= St. John the Baptist Church, South Parur =

Church in Kerala, India

St. John The Baptist is a Syrian Catholic church situated in South Parur, a village located on southern border of Ernakulam District, Kerala, India. This area is landmarked by the busy Kottayam-Ernakulam Road (Vaikom Road).

==History==
The Syrian Christian tradition of South Parur dates back to the 9th century, after the Synod of Diamper, the Jacobites built a new church on the east side of the main road.

===Holy visits===
Many men known as Holy Spiritual Fathers visited the church, including Parumala Thirumeni, Yuyakeem mor Kooreelos (entombed at Marthoman church).
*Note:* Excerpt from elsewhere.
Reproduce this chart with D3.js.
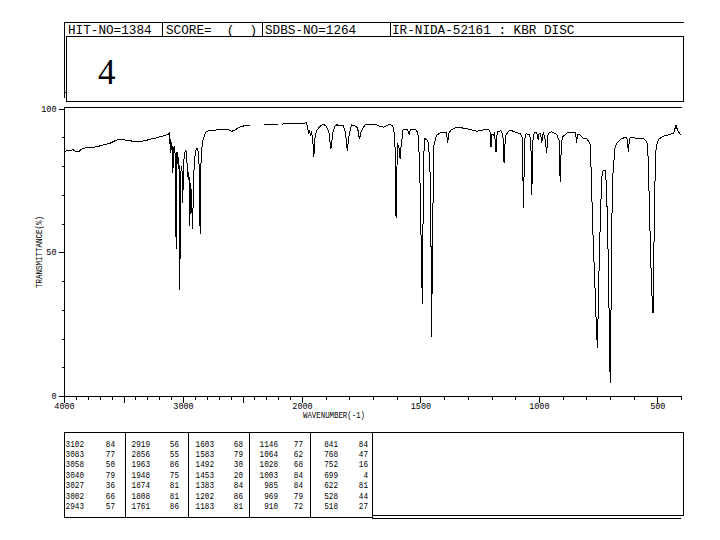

The Holy Qurbana was celebrated by Geevarghese mor Gregorius (Parumala Thirumeni) in the old church.
This church was also visited by Moran Mor Ignatius Zakka I, the Patriarch of Antioch and all the east during the First Holy Apostolic visit in 1982.

===Recent history===
The Jacobite church was rebuilt in 1991 and was consecrated by Basalious Paulose II, Catholicos of the East.

On 2008 January 5, Ignatius Zakka I, Patriarch of Antioch and all the East, upgraded this church with the title "Valiya Pally". Basalious Thomas I, Catholicos of East and several Metropolitans were present.

Now the Jacobite church is to be known as St.John The Baptist Jacobite Syrian "Valiya Pally" Church.